▶ _YOUR INSTRUCTIONS_
Copy from the first line below down to and including the line with "W, H = 644, 653". Skip the pictures.

▶ _STORED DATA_
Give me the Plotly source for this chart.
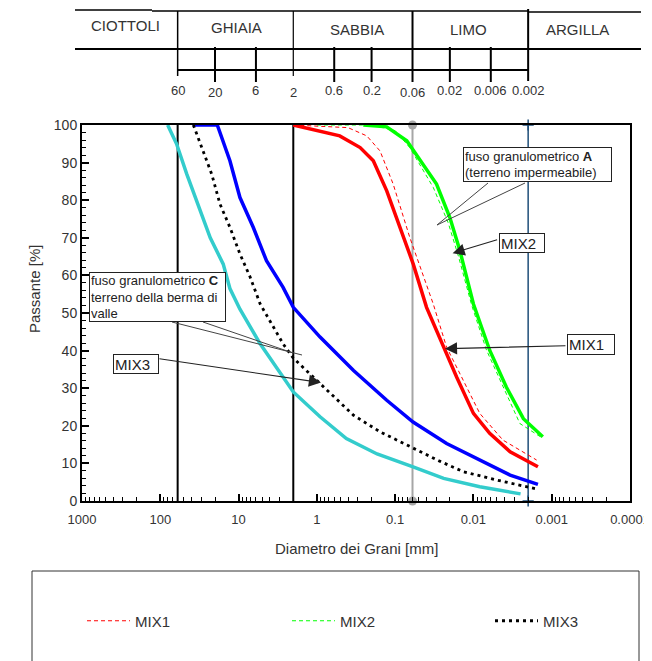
import math
import plotly.graph_objects as go

# page body has an 8px margin: the figure is drawn in a box offset by 8px
OFF = 8
W, H = 644, 653

# ---------------- data ----------------
# grain diameter [mm] / passing [%]
cyan_d = [80.5, 62, 46, 31, 23, 15.7, 12.9, 9.6, 5.3, 2.0, 0.91, 0.42, 0.17, 0.059, 0.024, 0.0083, 0.0025]
cyan_p = [100, 95, 87, 77, 70, 63, 56.5, 51, 41.8, 29, 22.4, 16.6, 12.5, 9.1, 6.0, 3.8, 1.9]

blue_d = [38.5, 18.7, 12.9, 9.6, 6.5, 4.4, 2.7, 2.0, 0.91, 0.34, 0.128, 0.059, 0.022, 0.0083, 0.0034, 0.0015]
blue_p = [100, 100, 90.5, 80.7, 72.8, 63.9, 56.8, 51.5, 43.6, 34.7, 26.8, 21.0, 15.3, 10.9, 6.9, 4.4]

mix3_d = [37.8, 29.6, 22, 17.3, 12.9, 9.6, 7.1, 5.3, 2.7, 2.0, 0.91, 0.34, 0.156, 0.059, 0.027, 0.0135, 0.0051, 0.00156]
mix3_p = [100, 94, 86.9, 79, 72.8, 65.7, 59.5, 52.4, 41.8, 38, 31.2, 22.8, 18.4, 14, 10.6, 7.8, 5.6, 3.2]

red_d = [2.0, 0.51, 0.28, 0.19, 0.128, 0.087, 0.0587, 0.0397, 0.0243, 0.0164, 0.010, 0.0062, 0.0034, 0.0015]
red_p = [100, 97.1, 94, 90.5, 82.5, 72.8, 63, 51.5, 40.9, 33, 23.3, 18, 13.1, 9.1]

mix1_d = [2.0, 0.4, 0.23, 0.156, 0.106, 0.065, 0.0326, 0.022, 0.0135, 0.0083, 0.0042, 0.00156]
mix1_p = [100, 99.3, 97.1, 93.1, 84.3, 70.1, 52.4, 40.9, 32.1, 23.3, 16.2, 10.9]

green_d = [0.255, 0.128, 0.071, 0.0296, 0.020, 0.0149, 0.010, 0.0062, 0.0038, 0.0023, 0.0013]
green_p = [100, 99.5, 95.8, 84.3, 75.4, 66.6, 52.4, 40.1, 30.3, 21.9, 17.1]

mix2_d = [1.0, 0.2, 0.1, 0.065, 0.0326, 0.021, 0.0155, 0.0105, 0.0068, 0.0042, 0.00255, 0.0014]
mix2_p = [100, 100, 98.5, 94, 83.4, 74, 65, 52, 40.1, 30.3, 20.6, 17.1]

band_names = ["CIOTTOLI", "GHIAIA", "SABBIA", "LIMO", "ARGILLA"]
band_limits = [60, 2, 0.06, 0.002]
scale_ticks = [60, 20, 6, 2, 0.6, 0.2, 0.06, 0.02, 0.006, 0.002]
scale_labels = ["60", "20", "6", "2", "0.6", "0.2", "0.06", "0.02", "0.006", "0.002"]
x_tickvals = [1000, 100, 10, 1, 0.1, 0.01, 0.001, 0.0001]
x_ticktext = ["1000", "100", "10", "1", "0.1", "0.01", "0.001", "0.0001"]

# ---------------- helpers ----------------
FONT = "Liberation Sans, Arial, sans-serif"
TXT = "#333333"


def PX(x):
    return (x - OFF) / W


def PY(y):
    return 1 - (y - OFF) / H


fig = go.Figure()

# vertical reference lines in the plot
for v in band_limits[:2]:
    fig.add_trace(go.Scatter(x=[v, v], y=[0, 100], mode="lines",
                             line=dict(color="black", width=2), showlegend=False, hoverinfo="skip"))
fig.add_trace(go.Scatter(x=[band_limits[2]] * 2, y=[0, 100], mode="lines+markers",
                         line=dict(color="#a6a6a6", width=2),
                         marker=dict(color="#a6a6a6", size=9), cliponaxis=False,
                         showlegend=False, hoverinfo="skip"))
fig.add_trace(go.Scatter(x=[band_limits[3]] * 2, y=[0, 100], mode="lines+markers",
                         line=dict(color="#1f4e79", width=1.5),
                         marker=dict(symbol="cross-thin", size=8, line=dict(color="#1f4e79", width=1.5)),
                         cliponaxis=False, showlegend=False, hoverinfo="skip"))

# curves
fig.add_trace(go.Scatter(x=cyan_d, y=cyan_p, mode="lines", line=dict(color="#33cccc", width=3.5),
                         showlegend=False))
fig.add_trace(go.Scatter(x=blue_d, y=blue_p, mode="lines", line=dict(color="#0000ff", width=3.5),
                         showlegend=False))
fig.add_trace(go.Scatter(x=red_d, y=red_p, mode="lines", line=dict(color="#ff0000", width=3.5),
                         showlegend=False))
fig.add_trace(go.Scatter(x=green_d, y=green_p, mode="lines", line=dict(color="#00ff00", width=3.5),
                         showlegend=False))
fig.add_trace(go.Scatter(x=mix1_d, y=mix1_p, mode="lines", name="MIX1", legend="legend",
                         line=dict(color="#ff0000", width=1, dash="4px,3px")))
fig.add_trace(go.Scatter(x=mix2_d, y=mix2_p, mode="lines", name="MIX2", legend="legend2",
                         line=dict(color="#00ff00", width=1, dash="4px,3px")))
fig.add_trace(go.Scatter(x=mix3_d, y=mix3_p, mode="lines", name="MIX3", legend="legend3",
                         line=dict(color="black", width=2.8, dash="3px,4px")))

shapes = []
annotations = []

# ---------------- top classification table ----------------
def hline(x0, x1, y, w):
    shapes.append(dict(type="line", xref="paper", yref="paper", x0=PX(x0), x1=PX(x1),
                       y0=PY(y), y1=PY(y), line=dict(color="black", width=w)))


hline(75, 152, 10, 1.5)
hline(152, 528, 11, 1.5)
hline(528, 641, 12, 1.5)
hline(75, 641, 49, 2)
shapes.append(dict(type="line", xref="x", yref="paper", x0=band_limits[0], x1=band_limits[3],
                   y0=PY(70), y1=PY(70), line=dict(color="black", width=2)))
div_ext = {60: (11, 76, 1.5), 2: (11, 76, 1.2), 0.06: (11, 82, 2), 0.002: (9, 81, 2)}
for v in band_limits:
    y0, y1, w = div_ext[v]
    shapes.append(dict(type="line", xref="x", yref="paper", x0=v, x1=v,
                       y0=PY(y0), y1=PY(y1), line=dict(color="black", width=w)))
for v in scale_ticks:
    if v in band_limits:
        continue
    shapes.append(dict(type="line", xref="x", yref="paper", x0=v, x1=v,
                       y0=PY(47), y1=PY(82), line=dict(color="black", width=2)))
for v, lab in zip(scale_ticks, scale_labels):
    dy = 2 if lab in ("20", "2", "0.06") else 0
    annotations.append(dict(xref="x", yref="paper", x=math.log10(v), y=PY(91 + dy),
                            text=lab, showarrow=False, xanchor="center", yanchor="middle",
                            font=dict(family=FONT, size=13, color=TXT)))
band_px = [(125, 25), (237, 27), (357, 29), (468, 30), (577, 29)]
for name, (bx, by) in zip(band_names, band_px):
    annotations.append(dict(xref="paper", yref="paper", x=PX(bx), y=PY(by), text=name,
                            showarrow=False, xanchor="center", yanchor="middle",
                            font=dict(family=FONT, size=15, color=TXT)))

# ---------------- callouts ----------------
def box(x0, y0, w, h, text, size):
    annotations.append(dict(xref="paper", yref="paper", x=PX(x0), y=PY(y0), xanchor="left",
                            yanchor="top", text=text, showarrow=False, align="left",
                            width=w, height=h, valign="middle",
                            bordercolor="#222", borderwidth=1, borderpad=1, bgcolor="white",
                            font=dict(family=FONT, size=size, color="#222")))


def leader(x0, y0, x1, y1):
    shapes.append(dict(type="line", xref="paper", yref="paper", x0=PX(x0), y0=PY(y0),
                       x1=PX(x1), y1=PY(y1), line=dict(color="#444", width=1)))


def arrow(d, p, ax, ay):
    annotations.append(dict(xref="x", yref="y", x=math.log10(d), y=p, ax=ax, ay=ay, text="",
                            showarrow=True, arrowhead=2, arrowsize=2.2, arrowwidth=1.1,
                            arrowcolor="#222"))


leader(488, 183, 437, 225)
leader(525, 183, 437, 225)
box(463, 147, 145, 31, "fuso granulometrico <b>A</b><br>(terreno impermeabile)", 13)

leader(172, 322, 302, 355)
leader(203, 322, 293, 353)
box(89, 272, 133, 46, "fuso granulometrico <b>C</b><br>terreno della berma di<br>valle", 13)

arrow(0.01845, 65.9, 46, -14)
box(499, 233, 42, 16, "MIX2", 15)
arrow(0.0231, 40.5, 122, -3)
box(567, 334, 44, 17, "MIX1", 15)
arrow(0.887, 31.5, -163, -24)
box(113, 354, 42, 16, "MIX3", 15)

# axis titles
annotations.append(dict(xref="paper", yref="paper", x=PX(34), y=PY(289), text="Passante [%]",
                        textangle=-90, showarrow=False, xanchor="center", yanchor="middle",
                        font=dict(family=FONT, size=15, color=TXT)))
annotations.append(dict(xref="paper", yref="paper", x=PX(356), y=PY(548),
                        text="Diametro dei Grani [mm]", showarrow=False,
                        xanchor="center", yanchor="middle",
                        font=dict(family=FONT, size=15, color=TXT)))

# legend frame
shapes.append(dict(type="rect", xref="paper", yref="paper", x0=PX(32), x1=PX(639),
                   y0=PY(690), y1=PY(571), line=dict(color="#333", width=1)))

ITEMW = 43


def legend_at(x_text):
    return dict(orientation="h", x=PX(x_text - ITEMW - 12), y=PY(621), xanchor="left",
                yanchor="middle", itemwidth=ITEMW,
                bgcolor="rgba(0,0,0,0)", font=dict(family=FONT, size=15, color=TXT))


fig.update_layout(
    width=W, height=H,
    margin=dict(l=0, r=0, t=0, b=0),
    paper_bgcolor="white", plot_bgcolor="white",
    font=dict(family=FONT, size=14, color=TXT),
    shapes=shapes, annotations=annotations,
    showlegend=True,
    legend=legend_at(137), legend2=legend_at(342), legend3=legend_at(545),
    xaxis=dict(type="log", range=[3, -4], domain=[PX(82), PX(630)], automargin=False,
               tickmode="array", tickvals=x_tickvals, ticktext=x_ticktext,
               ticks="inside", ticklen=7, tickwidth=1.5, tickcolor="black",
               ticklabelstandoff=5, ticklabeloverflow="allow",
               minor=dict(ticks="inside", ticklen=4, tickcolor="black", tickwidth=1,
                          dtick="D1", showgrid=False),
               showline=True, linewidth=2, linecolor="black", mirror=True,
               showgrid=False, zeroline=False, tickfont=dict(size=13, color=TXT)),
    yaxis=dict(range=[0, 100], domain=[PY(501), PY(125)], automargin=False,
               tickmode="linear", tick0=0, dtick=10,
               ticks="inside", ticklen=7, tickwidth=1.5, tickcolor="black",
               minor=dict(ticks="inside", ticklen=4, tickcolor="black", tickwidth=1,
                          dtick=2, showgrid=False),
               showline=True, linewidth=2, linecolor="black", mirror=True,
               showgrid=False, zeroline=False, tickfont=dict(size=14, color=TXT)),
)

fig.write_html("out.html")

▶ _OUTPUT_
Give me the Plotly source for this chart.
import math
import plotly.graph_objects as go

# page body has an 8px margin: the figure is drawn in a box offset by 8px
OFF = 8
W, H = 644, 653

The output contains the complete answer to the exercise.